Beginning with the first line, set down every line through the one containing "import plotly.graph_objects as go", exactly as it appears, but not the pictures.

▶ [Data provided]:
------------

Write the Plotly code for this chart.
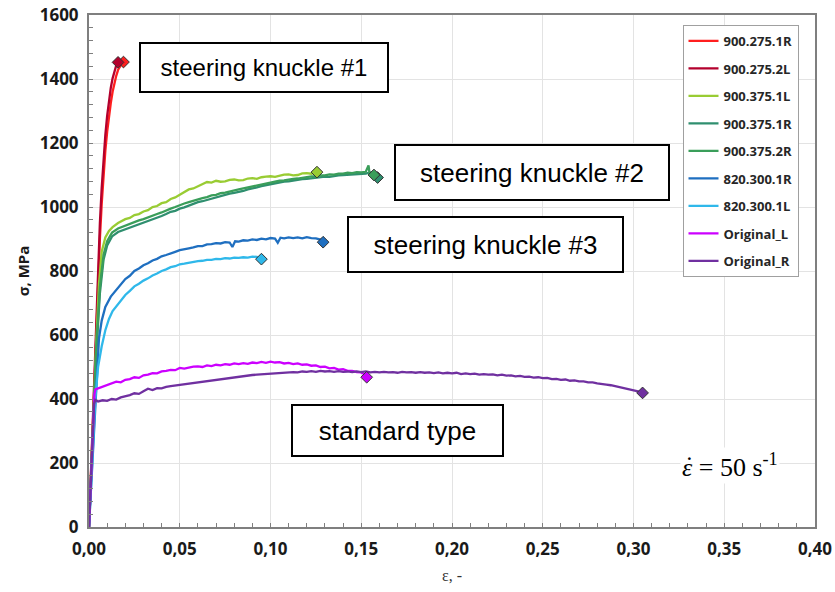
import plotly.graph_objects as go

# ---------------- data ----------------
series_names = ["900.275.1R", "900.275.2L", "900.375.1L", "900.375.1R", "900.375.2R",
                "820.300.1R", "820.300.1L", "Original_L", "Original_R"]
series_colors = ["#ff1f1f", "#b3002d", "#99cc33", "#2f8f6f", "#3a9e5a",
                 "#1f6fc0", "#2fb8ea", "#cc00ff", "#7030a0"]

r_900_275_1R = [(0, 0), (0.001, 150), (0.002, 310), (0.003, 470), (0.004, 640), (0.005, 790),
                (0.006, 900), (0.007, 1010), (0.008, 1100), (0.009, 1175), (0.010, 1235),
                (0.011, 1285), (0.012, 1325), (0.013, 1360), (0.014, 1388), (0.015, 1410),
                (0.016, 1428), (0.017, 1440), (0.018, 1448), (0.019, 1453)]

r_900_275_2L = [(0, 0), (0.001, 155), (0.002, 320), (0.003, 490), (0.004, 670), (0.005, 830),
                (0.006, 950), (0.007, 1060), (0.008, 1150), (0.009, 1225), (0.010, 1285),
                (0.011, 1335), (0.012, 1372), (0.013, 1402), (0.014, 1425), (0.015, 1442),
                (0.016, 1452)]

r_900_375_1L = [(0, 0), (0.002, 300), (0.004, 580), (0.0055, 760), (0.007, 860), (0.009, 905),
                (0.011, 925), (0.013, 937), (0.016, 950), (0.02, 962), (0.0225, 966), (0.025, 975),
                (0.0275, 978), (0.03, 986), (0.0325, 990), (0.035, 1000), (0.0375, 1003),
                (0.04, 1012), (0.0425, 1015), (0.045, 1025), (0.0475, 1030), (0.05, 1038),
                (0.0525, 1046), (0.055, 1055), (0.0575, 1058), (0.06, 1065), (0.0625, 1072),
                (0.065, 1078), (0.0675, 1076), (0.07, 1082), (0.0725, 1079), (0.075, 1080),
                (0.0775, 1085), (0.08, 1086), (0.0825, 1083), (0.085, 1084), (0.0875, 1089),
                (0.09, 1090), (0.0925, 1088), (0.095, 1093), (0.0975, 1095), (0.1, 1096),
                (0.1025, 1094), (0.105, 1098), (0.1075, 1101), (0.11, 1102), (0.1125, 1099),
                (0.115, 1100), (0.1175, 1105), (0.12, 1106), (0.1225, 1104), (0.1256, 1109)]

r_900_375_1R = [(0, 0), (0.002, 290), (0.004, 540), (0.006, 730), (0.008, 835), (0.010, 880),
                (0.0127, 908), (0.016, 922), (0.02, 930), (0.0225, 936), (0.025, 942),
                (0.0275, 945), (0.03, 952), (0.0325, 955), (0.035, 960), (0.0375, 966),
                (0.04, 972), (0.0425, 978), (0.045, 985), (0.0475, 988), (0.05, 995),
                (0.0525, 999), (0.055, 1005), (0.0575, 1009), (0.06, 1015), (0.0625, 1018),
                (0.065, 1022), (0.0675, 1027), (0.07, 1030), (0.0725, 1035), (0.075, 1037),
                (0.0775, 1042), (0.08, 1044), (0.0825, 1046), (0.085, 1050), (0.0875, 1055),
                (0.09, 1057), (0.0925, 1061), (0.095, 1065), (0.0975, 1068), (0.1, 1072),
                (0.1025, 1073), (0.105, 1076), (0.1075, 1079), (0.11, 1080), (0.1125, 1083),
                (0.115, 1084), (0.1175, 1087), (0.12, 1088), (0.1225, 1090), (0.125, 1092),
                (0.1275, 1092), (0.13, 1095), (0.1325, 1094), (0.135, 1097), (0.1375, 1099),
                (0.14, 1100), (0.1425, 1101), (0.145, 1103), (0.1475, 1102), (0.15, 1105),
                (0.1525, 1104), (0.155, 1108), (0.157, 1106), (0.159, 1092)]

r_900_375_2R = [(0, 0), (0.002, 300), (0.004, 560), (0.006, 750), (0.008, 850), (0.010, 893),
                (0.0127, 920), (0.016, 933), (0.02, 942), (0.0225, 948), (0.025, 953),
                (0.0275, 958), (0.03, 962), (0.0325, 968), (0.035, 972), (0.0375, 978),
                (0.04, 983), (0.0425, 990), (0.045, 995), (0.0475, 1000), (0.05, 1006),
                (0.0525, 1011), (0.055, 1015), (0.0575, 1020), (0.06, 1023), (0.0625, 1028),
                (0.065, 1031), (0.0675, 1036), (0.07, 1038), (0.0725, 1043), (0.075, 1045),
                (0.0775, 1049), (0.08, 1052), (0.0825, 1055), (0.085, 1058), (0.0875, 1061),
                (0.09, 1064), (0.0925, 1066), (0.095, 1070), (0.0975, 1073), (0.1, 1077),
                (0.1025, 1079), (0.105, 1082), (0.1075, 1083), (0.11, 1086), (0.1125, 1088),
                (0.115, 1089), (0.1175, 1092), (0.12, 1093), (0.1225, 1096), (0.125, 1096),
                (0.1275, 1099), (0.13, 1099), (0.1325, 1102), (0.135, 1101), (0.1375, 1104),
                (0.14, 1104), (0.1425, 1107), (0.145, 1106), (0.1475, 1109), (0.15, 1108),
                (0.1525, 1110), (0.154, 1130), (0.1545, 1108), (0.157, 1100)]

r_820_300_1R = [(0, 0), (0.002, 220), (0.0035, 400), (0.0045, 500), (0.0055, 590), (0.007, 645),
                (0.009, 688), (0.012, 720), (0.016, 748), (0.02, 775), (0.0225, 785), (0.025, 800),
                (0.0275, 808), (0.03, 818), (0.0325, 824), (0.035, 833), (0.0375, 838),
                (0.04, 846), (0.0425, 850), (0.045, 856), (0.0475, 860), (0.05, 865),
                (0.0525, 867), (0.055, 871), (0.0575, 874), (0.06, 878), (0.0625, 878),
                (0.065, 883), (0.0675, 884), (0.07, 887), (0.0725, 886), (0.075, 890),
                (0.0775, 889), (0.079, 875), (0.0805, 893), (0.0825, 892), (0.085, 896),
                (0.0875, 895), (0.09, 899), (0.0925, 897), (0.095, 901), (0.0975, 899),
                (0.1, 903), (0.1025, 901), (0.104, 888), (0.1055, 904), (0.1075, 902),
                (0.11, 905), (0.1125, 903), (0.115, 905), (0.1175, 902), (0.12, 906),
                (0.1225, 903), (0.125, 902), (0.1275, 898), (0.129, 890)]

r_820_300_1L = [(0, 0), (0.002, 220), (0.0035, 400), (0.005, 500), (0.007, 565), (0.009, 615),
                (0.011, 650), (0.013, 675), (0.016, 697), (0.02, 725), (0.0225, 738), (0.025, 752),
                (0.0275, 760), (0.03, 770), (0.0325, 777), (0.035, 786), (0.0375, 792),
                (0.04, 800), (0.0425, 805), (0.045, 812), (0.0475, 815), (0.05, 821),
                (0.0525, 823), (0.055, 826), (0.0575, 829), (0.06, 831), (0.0625, 832),
                (0.065, 835), (0.0675, 835), (0.07, 838), (0.0725, 837), (0.075, 840),
                (0.0775, 839), (0.08, 842), (0.0825, 841), (0.085, 843), (0.0875, 842),
                (0.09, 845), (0.0925, 844), (0.095, 837)]

r_original_L = [(0, 0), (0.001, 140), (0.002, 290), (0.0025, 360), (0.003, 415), (0.0035, 430),
                (0.005, 433), (0.0075, 440), (0.01, 445), (0.0125, 448), (0.015, 454),
                (0.0175, 452), (0.02, 460), (0.0225, 462), (0.025, 468), (0.0275, 466),
                (0.03, 474), (0.0325, 476), (0.035, 481), (0.0375, 480), (0.04, 486),
                (0.0425, 488), (0.045, 491), (0.0475, 490), (0.05, 497), (0.0525, 495),
                (0.055, 499), (0.0575, 501), (0.06, 502), (0.0625, 500), (0.065, 505),
                (0.0675, 503), (0.07, 507), (0.0725, 505), (0.075, 509), (0.0775, 507),
                (0.08, 511), (0.0825, 509), (0.085, 512), (0.0875, 510), (0.09, 514),
                (0.0925, 512), (0.095, 516), (0.0975, 513), (0.1, 517), (0.1025, 514),
                (0.105, 515), (0.1075, 511), (0.11, 513), (0.1125, 509), (0.115, 511),
                (0.1175, 507), (0.12, 508), (0.1225, 504), (0.125, 505), (0.1275, 500),
                (0.13, 501), (0.1325, 496), (0.135, 497), (0.1375, 492), (0.14, 493),
                (0.1425, 488), (0.145, 488), (0.1475, 484), (0.15, 483), (0.1515, 478),
                (0.153, 468)]

r_original_R = [(0, 0), (0.001, 140), (0.002, 290), (0.0028, 385), (0.0035, 397), (0.005, 392),
                (0.0075, 396), (0.01, 394), (0.0125, 400), (0.015, 398), (0.0175, 405),
                (0.02, 408), (0.0225, 412), (0.025, 418), (0.0275, 416), (0.03, 424),
                (0.0325, 432), (0.035, 428), (0.0375, 434), (0.04, 433), (0.0425, 438),
                (0.045, 440), (0.0475, 442), (0.05, 444), (0.0525, 447), (0.055, 449),
                (0.0575, 451), (0.06, 453), (0.0625, 455), (0.065, 457), (0.0675, 459),
                (0.07, 461), (0.0725, 463), (0.075, 465), (0.0775, 467), (0.08, 469),
                (0.0825, 470), (0.085, 472), (0.0875, 474), (0.09, 475), (0.0925, 476),
                (0.095, 477), (0.0975, 478), (0.1, 479), (0.1025, 481), (0.105, 480),
                (0.1075, 483), (0.11, 482), (0.1125, 484), (0.115, 483), (0.1175, 486),
                (0.12, 485), (0.1225, 487), (0.125, 485), (0.1275, 488), (0.13, 486),
                (0.1325, 487), (0.135, 485), (0.1375, 487), (0.14, 485), (0.1425, 486),
                (0.145, 484), (0.1475, 486), (0.15, 484), (0.1525, 486), (0.155, 483),
                (0.1575, 485), (0.16, 483), (0.1625, 485), (0.165, 483), (0.1675, 484),
                (0.17, 482), (0.1725, 485), (0.175, 483), (0.1775, 484), (0.18, 482),
                (0.1825, 484), (0.185, 482), (0.1875, 483), (0.19, 481), (0.1925, 483),
                (0.195, 480), (0.1975, 482), (0.2, 480), (0.2025, 482), (0.205, 478),
                (0.2075, 480), (0.21, 478), (0.2125, 479), (0.215, 476), (0.2175, 478),
                (0.22, 476), (0.2225, 477), (0.225, 474), (0.2275, 476), (0.23, 473),
                (0.2325, 474), (0.235, 471), (0.2375, 472), (0.24, 469), (0.2425, 470),
                (0.245, 467), (0.2475, 468), (0.25, 465), (0.2525, 466), (0.255, 462),
                (0.2575, 463), (0.26, 460), (0.2625, 461), (0.265, 457), (0.2675, 458),
                (0.27, 455), (0.2725, 455), (0.275, 452), (0.2775, 452), (0.28, 449),
                (0.2825, 448), (0.285, 445), (0.2875, 443), (0.29, 440), (0.2925, 437),
                (0.295, 434), (0.2975, 431), (0.3, 428), (0.3025, 424), (0.305, 419)]

series_data = [r_900_275_1R, r_900_275_2L, r_900_375_1L, r_900_375_1R, r_900_375_2R,
               r_820_300_1R, r_820_300_1L, r_original_L, r_original_R]

x_ticks = [0, 0.05, 0.10, 0.15, 0.20, 0.25, 0.30, 0.35, 0.40]
y_ticks = [0, 200, 400, 600, 800, 1000, 1200, 1400, 1600]

box_labels = ["steering knuckle #1", "steering knuckle #2", "steering knuckle #3", "standard type"]

# ---------------- figure ----------------
fig = go.Figure()

for name, color, pts in zip(series_names, series_colors, series_data):
    xs = [p[0] for p in pts]
    ys = [p[1] for p in pts]
    fig.add_trace(go.Scatter(x=xs, y=ys, mode="lines", name=name, legendgroup=name,
                             line=dict(color=color, width=2.3)))

for name, color, pts in zip(series_names, series_colors, series_data):
    fig.add_trace(go.Scatter(x=[pts[-1][0]], y=[pts[-1][1]], mode="markers",
                             legendgroup=name, showlegend=False, hoverinfo="skip",
                             marker=dict(symbol="diamond", size=9, color=color,
                                         line=dict(color="#333333", width=1))))

tick_font = dict(family="Open Sans", size=17, color="#1a1a1a", weight="bold")
frame_color = "#7f7f7f"

fig.update_layout(
    width=835, height=592,
    margin=dict(l=89, r=20, t=15, b=65, autoexpand=False),
    paper_bgcolor="white", plot_bgcolor="white",
    separators=",.",
    showlegend=True,
    xaxis=dict(range=[0, 0.4], tickvals=x_ticks, tickformat=".2f", automargin=False,
               showgrid=True, gridcolor="#e3e3e3", gridwidth=1, zeroline=False,
               showline=True, linecolor=frame_color, linewidth=2, mirror=True,
               ticks="inside", ticklen=4, tickcolor=frame_color, ticklabelstandoff=6,
               minor=dict(dtick=0.01, tick0=0, ticks="inside", ticklen=4,
                          tickcolor=frame_color, showgrid=False),
               tickfont=tick_font,
               title=dict(text="ε, -", font=dict(family="Liberation Serif", size=16, color="#333333"),
                          standoff=10)),
    yaxis=dict(range=[0, 1600], tickvals=y_ticks, automargin=False,
               showgrid=True, gridcolor="#e3e3e3", gridwidth=1, zeroline=False,
               showline=True, linecolor=frame_color, linewidth=2, mirror=True,
               ticks="inside", ticklen=4, tickcolor=frame_color, ticklabelstandoff=5,
               minor=dict(dtick=40, tick0=0, ticks="inside", ticklen=4,
                          tickcolor=frame_color, showgrid=False),
               tickfont=tick_font,
               title=dict(text="σ, MPa", font=dict(family="Open Sans", size=15, color="#1a1a1a", weight="bold"),
                          standoff=6)),
    legend=dict(x=0.8175, y=0.9805, xanchor="left", yanchor="top",
                bgcolor="white", bordercolor="#a0a0a0", borderwidth=1,
                font=dict(family="Open Sans", size=13, color="#262626", weight="bold"),
                tracegroupgap=7.6, itemwidth=30),
)

box_specs = [  # (paper x, paper y, width, height, font size)
    (0.2405, 0.8965, 246, 47, 24),
    (0.6099, 0.6924, 272, 53, 26),
    (0.5455, 0.5518, 273, 53, 26),
    (0.4252, 0.1885, 209, 49, 26),
]
for text, (px, py, w, h, fs) in zip(box_labels, box_specs):
    fig.add_annotation(xref="paper", yref="paper", x=px, y=py, text=text, showarrow=False,
                       xanchor="center", yanchor="middle", width=w, height=h, align="center",
                       valign="middle", bgcolor="white", bordercolor="black", borderwidth=2,
                       borderpad=0, font=dict(family="Liberation Sans", size=fs, color="black"))

# strain-rate label: ε with a dot above, "= 50 s^-1"
fig.add_annotation(xref="paper", yref="paper", x=0.8140, y=0.121, showarrow=False,
                   xanchor="left", yanchor="middle",
                   text="<i>ε</i> = 50 s<sup>-1</sup>",
                   font=dict(family="Liberation Serif", size=26, color="black"),
                   bgcolor="white")
fig.add_annotation(xref="paper", yref="paper", x=0.8268, y=0.121, showarrow=False,
                   xanchor="center", yanchor="middle", text="\u02d9",
                   font=dict(family="Liberation Serif", size=26, color="black"))

fig.write_html("out.html")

------------

▶ [Solution]:
Write the Plotly code for this chart.
import plotly.graph_objects as go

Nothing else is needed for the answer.